Ouvert sur toute les cultures et les genres musicaux Émile Parisien est un artiste multi-récompensé, désigné « Artiste de l’année » par le Prix Django Rheinhardt en 2012, distingué aux » Victoires du Jazz » à deux occasions, (2009 et 2014), nommé « Artiste Spedidam ». Sa large vision musicale lui a permis de se produire en en quartet, en duo, avec Yaron Herman, Vincent Peirani, Michel Portal et Daniel Humair. Il a aussi prêté ses services à Stéphane Kerecki, Anne Paceo et bien d’autres. Émile Parisien est un des représentants de la jeune scène européenne actuelle du jazz contemporain comme jadis le fut Joachim Kühn.
C’est en effet au sein du trio Kühn/Jenny-Clark/Humair que le pianiste a contribué à dessiner un jazz européen créatif. Dans cette même dynamique de jazz libre, Joachim Kühn a aussi joué avec Ornette Coleman, Archie Shepp ou Pharoah Sanders.

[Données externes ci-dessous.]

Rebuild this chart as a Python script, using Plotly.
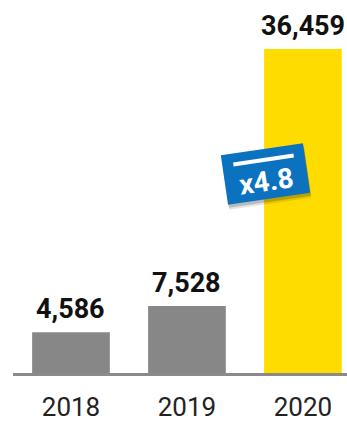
import plotly.graph_objects as go

years = ["2018", "2019", "2020"]
values = [4586, 7528, 36459]
labels = ["4,586", "7,528", "36,459"]
bar_colors = ["#878787", "#878787", "#FFDC00"]
badge_text = "x4.8"

fig = go.Figure()
fig.add_trace(go.Bar(
    x=years, y=values, marker=dict(color=bar_colors, line=dict(width=0)),
    width=0.67, hoverinfo="skip", showlegend=False,
))

for i, (v, lab) in enumerate(zip(values, labels)):
    fig.add_annotation(x=i, y=v, xref="x", yref="y", text="<b>" + lab + "</b>",
                       showarrow=False, xanchor="center", yanchor="bottom", yshift=5,
                       font=dict(family="Roboto", size=27, color="#111111"))

# badge
bx, by = 0.756, 0.5335
ang = -8.3
for dx, dy, col in [(1, -5, "rgba(0,0,0,0.10)"), (1, -3, "rgba(0,0,0,0.18)")]:
    fig.add_annotation(x=bx, y=by, xref="paper", yref="paper", text=" ", showarrow=False,
                       xanchor="center", yanchor="middle", width=83, height=50,
                       borderpad=0, borderwidth=0, bgcolor=col, textangle=ang,
                       xshift=dx, yshift=dy, font=dict(size=1))
fig.add_annotation(x=bx, y=by, xref="paper", yref="paper", text=" ", showarrow=False,
                   xanchor="center", yanchor="middle", width=83, height=50,
                   borderpad=0, borderwidth=0, bgcolor="#0B72BF", textangle=ang,
                   font=dict(size=1))
fig.add_annotation(x=bx, y=by, xref="paper", yref="paper", text=" ", showarrow=False,
                   xanchor="center", yanchor="middle", width=61, height=3.5,
                   borderpad=0, borderwidth=0, bgcolor="#FFFFFF", textangle=ang,
                   xshift=-2, yshift=14, font=dict(size=1))
fig.add_annotation(x=bx, y=by, xref="paper", yref="paper", text="<b>" + badge_text + "</b>",
                   showarrow=False, xanchor="center", yanchor="middle", textangle=ang,
                   xshift=1, yshift=-7, font=dict(family="Roboto", size=28, color="#FFFFFF"))

fig.update_layout(
    width=347, height=422,
    margin=dict(l=13, r=0, t=0, b=49, pad=0),
    paper_bgcolor="white", plot_bgcolor="white",
    bargap=0.33,
    xaxis=dict(type="category", range=[-0.5, 2.38], showline=True, linecolor="#8A8A8A",
               linewidth=2.5, ticks="", ticklabelstandoff=9, showgrid=False, zeroline=False,
               automargin=False,
               tickfont=dict(family="Roboto", size=26, color="#222222"), fixedrange=True),
    yaxis=dict(range=[0, 41972], showticklabels=False, showline=False, ticks="",
               showgrid=False, zeroline=False, fixedrange=True, automargin=False),
)

fig.write_html("out.html", config={"displayModeBar": False})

C’est donc son talent et sa riche expérience que le pianiste apporte au quartet d’Émile Parisien. Ainsi, Joachim Kühn, par son jeu qui allie classicisme et modernisme vient tempérer la virtuosité étincelante d’Émile Parisien. Dans Duet for Daniel Humair les deux solistes rivalisent de liberté et construisent un discours moderne et nuancé proche de la musique contemporaine.
Émile Parisien vit le jazz tant avec son esprit qu’avec son corps. S’il s’agite sur scène et peut dérouter certains spectateurs par ses mouvements anarchiques, le saxophoniste produit une musique au swing indubitable. Le voir s’agiter et grimacer sur scène fait souvent oublier que sa musique coule avec une fluidité toute naturelle. Cela devient une évidence à l’écoute de « Sfumato ». En effet a contrario de ses postures corporelles ou de ses mimiques faciales, le flow du saxophoniste respire. Même sur les tempi rapides une musique précise coule du saxophone soprano en fusion.
Les musiciens s’amusent et content des histoires. Le Clown Tueur de la fête foraine narré en trois parties et les deux épisodes de Balladibiza. Les invités, Michel Portal et Vincent Peirani, ne sont pas en reste sur les trois titres où ils interviennent. Ils participent à la tonalité alternativement sombre et lumineuse de l’album.
Tous les instrumentistes du groupe jouent à part égale. La virtuosité éblouissante d’Émile Parisien. Le jeu lyrique de Joachim Kühn. La guitare réverbérée et écorchée de Manu Codjia. Le groove tellurique de Mario Costa et Simon Tailleu qui soutiennent avec brio l’expression des solistes. On a particulièrement été sensible aux deux compositions de Joachim Kühn qui mettent en valeur l’alchimie du groupe. Arôme de l’Air tonique et enlevé et Brainmachine plus sombre et torturé.
Des plages de l’album se dégage un flou artistique. Difficile en fait de définir le climat global du disque qui navigue dans des atmosphères aux couleurs changeantes. N’est-ce pas ce qu’annonce le titre de l’album en faisant référence à une technique de peinture, le sfumato qu’employaient les artistes de la Renaissance pour flouter la réalité ?
Comme si la virtuosité des musiciens dissimulait la réalité de la musique pour mieux la révéler. « Sfumato », un album où les artistes suggèrent la musique et la mettent en perspective. Un jazz d’une liberté tout à fait contrôlée et d’une grande vitalité où alternent écriture et séquences d’improvisation.